▶ _Given problem_:
Repeat the data below exactly, dropping any pictures it holds.

▶ _Provided material_:
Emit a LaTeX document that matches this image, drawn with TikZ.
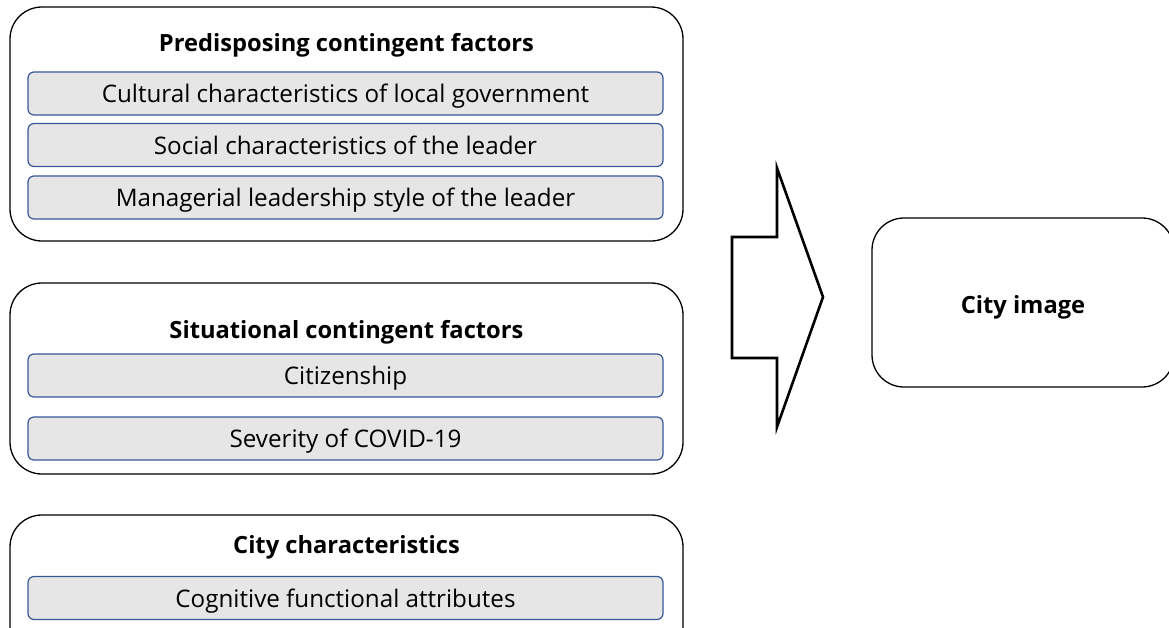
\documentclass[tikz,border=0pt]{standalone}
\usepackage{fontspec}
\setmainfont{Open Sans}
\usepackage{tikz}
\usetikzlibrary{positioning}
\definecolor{itemline}{RGB}{55,88,150}
\definecolor{itemfill}{RGB}{231,230,230}
\tikzset{groupbox/.style={draw, line width=1.3pt, rounded corners=32pt, inner sep=0pt}}
\tikzset{itembox/.style={draw=itemline, line width=1.2pt, fill=itemfill, rounded corners=6pt,
  minimum width=635pt, minimum height=43pt, inner sep=0pt, text height=18pt, text depth=0pt,
  font=\fontsize{24.2}{28}\selectfont}}
\tikzset{grouptitle/.style={anchor=base, font=\fontsize{23.7}{28}\selectfont\bfseries}}

\begin{document}
\begin{tikzpicture}[x=1pt, y=-1pt]
  \clip (0,0) rectangle (1169,627);
  %
  \node[groupbox, minimum width=673pt, minimum height=234pt] (P) at (346.5,124) {};
  \node[grouptitle] (Pt) at (346.5,51) {Predisposing contingent factors};
  \node[itembox] (P1) at (345.5,93.5) {Cultural characteristics of local government};
  \node[itembox] (P2) at (345.5,145) {Social characteristics of the leader};
  \node[itembox] (P3) at (345.5,197.5) {Managerial leadership style of the leader};
  %
  \node[groupbox, minimum width=673pt, minimum height=191pt] (S) at (346.5,378.5) {};
  \node[grouptitle] (St) at (346.5,338) {Situational contingent factors};
  \node[itembox] (S1) at (345.5,375.5) {Citizenship};
  \node[itembox] (S2) at (345.5,438.5) {Severity of COVID-19};
  %
  \node[groupbox, minimum width=673pt, minimum height=150pt] (C) at (346.5,590) {};
  \node[grouptitle] (Ct) at (346.5,553) {City characteristics};
  \node[itembox] (C1) at (345.5,598) {Cognitive functional attributes};
  %
  \node[groupbox, minimum width=302pt, minimum height=169pt] (I) at (1023,302.5) {};
  \node[grouptitle] (It) at (1023,313) {City image};
  %
  \draw[line width=2.6pt, line join=miter] (732,237) -- (777,237) -- (777,168) -- (823,297)
    -- (777,427) -- (777,358) -- (732,358) -- cycle;
\end{tikzpicture}
\end{document}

▶ _Solution below_:
Emit a LaTeX document that matches this image, drawn with TikZ.
\documentclass[tikz,border=0pt]{standalone}
\usepackage{fontspec}
\setmainfont{Open Sans}
\usepackage{tikz}
\usetikzlibrary{positioning}
\definecolor{itemline}{RGB}{55,88,150}
\definecolor{itemfill}{RGB}{231,230,230}
\tikzset{groupbox/.style={draw, line width=1.3pt, rounded corners=32pt, inner sep=0pt}}
\tikzset{itembox/.style={draw=itemline, line width=1.2pt, fill=itemfill, rounded corners=6pt,
  minimum width=635pt, minimum height=43pt, inner sep=0pt, text height=18pt, text depth=0pt,
  font=\fontsize{24.2}{28}\selectfont}}
\tikzset{grouptitle/.style={anchor=base, font=\fontsize{23.7}{28}\selectfont\bfseries}}

\begin{document}
\begin{tikzpicture}[x=1pt, y=-1pt]
  \clip (0,0) rectangle (1169,627);
  %
  \node[groupbox, minimum width=673pt, minimum height=234pt] (P) at (346.5,124) {};
  \node[grouptitle] (Pt) at (346.5,51) {Predisposing contingent factors};
  \node[itembox] (P1) at (345.5,93.5) {Cultural characteristics of local government};
  \node[itembox] (P2) at (345.5,145) {Social characteristics of the leader};
  \node[itembox] (P3) at (345.5,197.5) {Managerial leadership style of the leader};
  %
  \node[groupbox, minimum width=673pt, minimum height=191pt] (S) at (346.5,378.5) {};
  \node[grouptitle] (St) at (346.5,338) {Situational contingent factors};
  \node[itembox] (S1) at (345.5,375.5) {Citizenship};
  \node[itembox] (S2) at (345.5,438.5) {Severity of COVID-19};
  %
  \node[groupbox, minimum width=673pt, minimum height=150pt] (C) at (346.5,590) {};
  \node[grouptitle] (Ct) at (346.5,553) {City characteristics};
  \node[itembox] (C1) at (345.5,598) {Cognitive functional attributes};
  %
  \node[groupbox, minimum width=302pt, minimum height=169pt] (I) at (1023,302.5) {};
  \node[grouptitle] (It) at (1023,313) {City image};
  %
  \draw[line width=2.6pt, line join=miter] (732,237) -- (777,237) -- (777,168) -- (823,297)
    -- (777,427) -- (777,358) -- (732,358) -- cycle;
\end{tikzpicture}
\end{document}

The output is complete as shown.